During an economic downslide, with fewer jobs, people end up working harder and sacrificing more to stay employed, which hits their own and their family’s nutrition, according to a survey.
Of the 3,709 parents of adolescents surveyed by researchers led by Katherine Bauer, assistant professor of public health at the Temple University, only 64 percent of fathers and 46 percent of mothers were employed full-time.
Mothers employed full-time “reported fewer family meals, more frequent fast food for family meals, less frequent encouragement of their adolescents’ healthful eating, lower fruit and vegetable intake and less time spent on food preparation, compared to part-time and not-employed mothers,” said Bauer, according to a Temple statement.
When looking at the role of work-life stress, for both moms and dads greater stress levels appeared to interfere with healthful eating opportunities.

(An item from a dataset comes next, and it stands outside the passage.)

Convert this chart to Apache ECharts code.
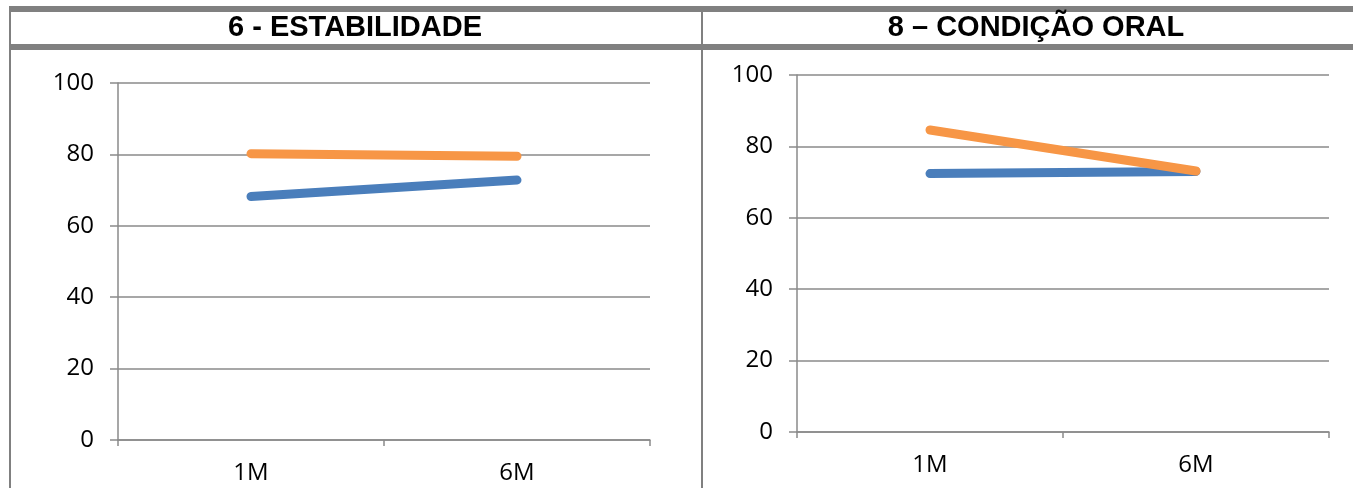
<!DOCTYPE html>
<html>
<head>
<meta charset="utf-8">
<script src="https://cdn.jsdelivr.net/npm/echarts@6/dist/echarts.min.js"></script>
<style>
  html, body { margin: 0; padding: 0; background: #ffffff; }
  #chart { width: 1353px; height: 488px; }
</style>
</head>
<body>
<div id="chart"></div>
<script>
// Categories and values for the two panels
const categories = ['1M', '6M'];
const yTicks = [0, 20, 40, 60, 80, 100];

const estabilidadeSerie1 = [68.2, 72.8];
const estabilidadeSerie2 = [80.2, 79.5];

const condicaoOralSerie1 = [72.4, 73.0];
const condicaoOralSerie2 = [84.6, 73.1];

const titles = ['6 - ESTABILIDADE', '8 \u2013 CONDI\u00C7\u00C3O ORAL'];

const BLUE = '#4A7EBB';
const ORANGE = '#F79646';
const GRID_GRAY = '#8a8a8a';
const BORDER_GRAY = '#808080';
const LABEL_FONT = '"Open Sans", "Noto Sans", sans-serif';
const TITLE_FONT = '"Liberation Sans", Arial, sans-serif';

const chart = echarts.init(document.getElementById('chart'), null, { renderer: 'canvas' });

function xAxisFor(gridIndex) {
  return {
    type: 'category',
    gridIndex,
    data: categories,
    boundaryGap: true,
    axisLine: { show: true, lineStyle: { color: GRID_GRAY, width: 1.5 } },
    axisTick: { show: true, interval: 0, length: 6, lineStyle: { color: GRID_GRAY, width: 1.5 } },
    axisLabel: { color: '#000', fontSize: 24, fontFamily: LABEL_FONT, margin: 21 },
    splitLine: { show: false }
  };
}

function yAxisFor(gridIndex) {
  return {
    type: 'value',
    gridIndex,
    min: yTicks[0],
    max: yTicks[yTicks.length - 1],
    interval: yTicks[1] - yTicks[0],
    axisLine: { show: true, lineStyle: { color: GRID_GRAY, width: 1.5 } },
    axisTick: { show: true, length: 8, lineStyle: { color: GRID_GRAY, width: 1.5 } },
    axisLabel: { color: '#000', fontSize: 24, fontFamily: LABEL_FONT, margin: 24 },
    splitLine: { show: true, lineStyle: { color: GRID_GRAY, width: 1.5 } }
  };
}

function lineSeries(name, data, color, axisIndex) {
  return {
    name,
    type: 'line',
    xAxisIndex: axisIndex,
    yAxisIndex: axisIndex,
    data,
    symbol: 'none',
    smooth: false,
    lineStyle: { color, width: 9, cap: 'round', join: 'round' },
    itemStyle: { color },
    emphasis: { disabled: true },
    animation: false
  };
}

function titleText(text, x) {
  return {
    type: 'text', x, y: 28,
    style: {
      text, fill: '#000',
      fontSize: 29, fontWeight: 'bold', fontFamily: TITLE_FONT,
      align: 'center', verticalAlign: 'middle'
    },
    silent: true
  };
}

// Table frame around the two panels
const frame = [
  { type: 'rect', shape: { x: 9, y: 6, width: 1344, height: 6 }, style: { fill: BORDER_GRAY }, silent: true },
  { type: 'rect', shape: { x: 9, y: 44, width: 1344, height: 6 }, style: { fill: BORDER_GRAY }, silent: true },
  { type: 'rect', shape: { x: 9, y: 6, width: 2, height: 482 }, style: { fill: BORDER_GRAY }, silent: true },
  { type: 'rect', shape: { x: 701, y: 6, width: 2, height: 482 }, style: { fill: BORDER_GRAY }, silent: true },
  titleText(titles[0], 355),
  titleText(titles[1], 1036)
];

chart.setOption({
  backgroundColor: '#ffffff',
  animation: false,
  grid: [
    { left: 118, right: 703, top: 83, bottom: 48, containLabel: false },
    { left: 797, right: 24, top: 75, bottom: 56, containLabel: false }
  ],
  xAxis: [xAxisFor(0), xAxisFor(1)],
  yAxis: [yAxisFor(0), yAxisFor(1)],
  series: [
    lineSeries('Série 1', estabilidadeSerie1, BLUE, 0),
    lineSeries('Série 2', estabilidadeSerie2, ORANGE, 0),
    lineSeries('Série 1', condicaoOralSerie1, BLUE, 1),
    lineSeries('Série 2', condicaoOralSerie2, ORANGE, 1)
  ],
  graphic: frame
});
</script>
</body>
</html>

For example, parents experiencing high levels of work-life stress reported having one and a half fewer family meals per
week and eating half a serving less of fruits and vegetables per day, as compared to parents with low levels of work-life stress.

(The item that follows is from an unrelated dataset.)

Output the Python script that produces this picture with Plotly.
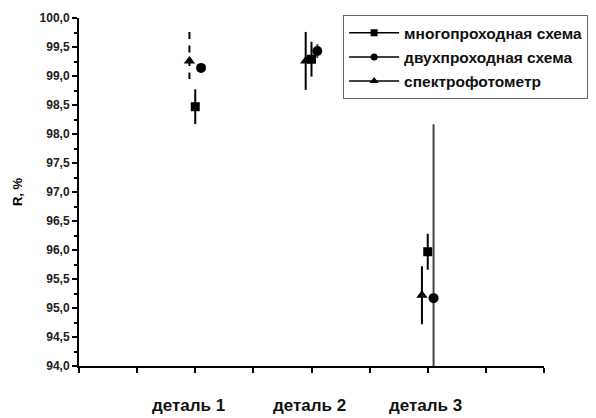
import plotly.graph_objects as go

categories = ["деталь 1", "деталь 2", "деталь 3"]
cat_pos = [2, 4, 6]

multi_vals = [98.47, 99.29, 95.97]
multi_err = [0.30, 0.30, 0.31]

two_vals = [99.14, 99.43, 95.17]
two_err = [0.05, 0.12, 3.00]

spectro_vals = [99.26, 99.26, 95.22]
spectro_err_plus = [0.50, 0.50, 0.50]
spectro_err_minus = [0.31, 0.50, 0.50]

series_names = ["многопроходная схема", "двухпроходная схема", "спектрофотометр"]

FONT = "Liberation Sans, Arial, sans-serif"
offset = {"multi": 0.0, "two": 0.1, "spectro": -0.1}

fig = go.Figure()

# spectrophotometer: first error bar drawn dashed separately (top to bottom)
sp_x = [p + offset["spectro"] for p in cat_pos]
sp_plus_solid = [0 if i == 0 else e for i, e in enumerate(spectro_err_plus)]
sp_minus_solid = [0 if i == 0 else e for i, e in enumerate(spectro_err_minus)]
fig.add_trace(go.Scatter(
    x=[sp_x[0], sp_x[0]],
    y=[spectro_vals[0] + spectro_err_plus[0], spectro_vals[0] - spectro_err_minus[0]],
    mode="lines", line=dict(color="black", width=2, dash="7px,6.5px"),
    showlegend=False, hoverinfo="skip"))
fig.add_trace(go.Scatter(
    x=sp_x, y=spectro_vals, mode="markers",
    marker=dict(symbol="triangle-up", size=10, color="black"),
    error_y=dict(type="data", array=sp_plus_solid, arrayminus=sp_minus_solid,
                 symmetric=False, visible=True,
                 color="black", thickness=2, width=0),
    showlegend=False))

fig.add_trace(go.Scatter(
    x=[p + offset["multi"] for p in cat_pos], y=multi_vals, mode="markers",
    marker=dict(symbol="square", size=9, color="black"),
    error_y=dict(type="data", array=multi_err, visible=True,
                 color="black", thickness=2, width=0),
    showlegend=False))

fig.add_trace(go.Scatter(
    x=[p + offset["two"] for p in cat_pos], y=two_vals, mode="markers",
    marker=dict(symbol="circle", size=10, color="black"),
    error_y=dict(type="data", array=two_err, visible=True,
                 color="#444444", thickness=2, width=0),
    showlegend=False))

# legend entries
for i, (name, sym, sz) in enumerate(zip(series_names, ["square", "circle", "triangle-up"], [7, 7, 8])):
    fig.add_trace(go.Scatter(
        x=[None], y=[None], mode="lines+markers", name=name,
        legendgroup=f"g{i}",
        line=dict(color="black", width=1.5),
        marker=dict(symbol=sym, size=sz, color="black")))

for cat, xpos in zip(categories, [1.88, 3.96, 5.96]):
    fig.add_annotation(x=xpos, xref="x", y=-0.114, yref="paper",
                       text=f"<b>{cat}</b>", showarrow=False, yanchor="middle",
                       font=dict(family=FONT, size=17, color="#111111"))

# page body has an 8px default margin: figure is sized to fit the 596x418 window
fig.update_layout(
    width=588, height=410,
    margin=dict(l=71, r=52, t=10, b=52, autoexpand=False),
    paper_bgcolor="white", plot_bgcolor="white",
    separators=", ",
    font=dict(family=FONT, color="black"),
    showlegend=True,
    legend=dict(x=0.568, y=1.008, xanchor="left", yanchor="top",
                bordercolor="#666666", borderwidth=1, bgcolor="white",
                font=dict(family=FONT, size=15.5, color="#111111", weight="bold"),
                tracegroupgap=1, itemwidth=50),
    xaxis=dict(range=[0, 8], tickmode="linear", tick0=0, dtick=1,
               showticklabels=False, showgrid=False, zeroline=False,
               showline=True, linecolor="black", linewidth=2,
               ticks="outside", ticklen=5, tickwidth=1.5, tickcolor="black",
               automargin=False),
    yaxis=dict(range=[94, 100], tickmode="linear", tick0=94, dtick=0.5,
               tickformat=".1f", showgrid=False, zeroline=False,
               showline=True, linecolor="black", linewidth=2,
               ticks="outside", ticklen=5, tickwidth=1.5, tickcolor="black",
               minor=dict(ticks="outside", ticklen=3, tickwidth=1.5,
                          tickcolor="black", dtick=0.25),
               tickfont=dict(family=FONT, size=12, color="#222222", weight="bold"),
               title=dict(text="R, %", font=dict(family=FONT, size=13, weight="bold"),
                          standoff=14),
               automargin=False),
)

fig.write_html("out.html")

Bauer noted that over time these differences can add up to have a big impact on parents’ and children’s health. She’s careful to note, however, that the burden of this problem did not fall solely on mothers.
“We need to teach kids how to cook,” said Bauer. “We know if kids have cooking skills and good eating habits, not only will they be healthier, but as adults they will put those skills to use to feed their own children more healthfully.”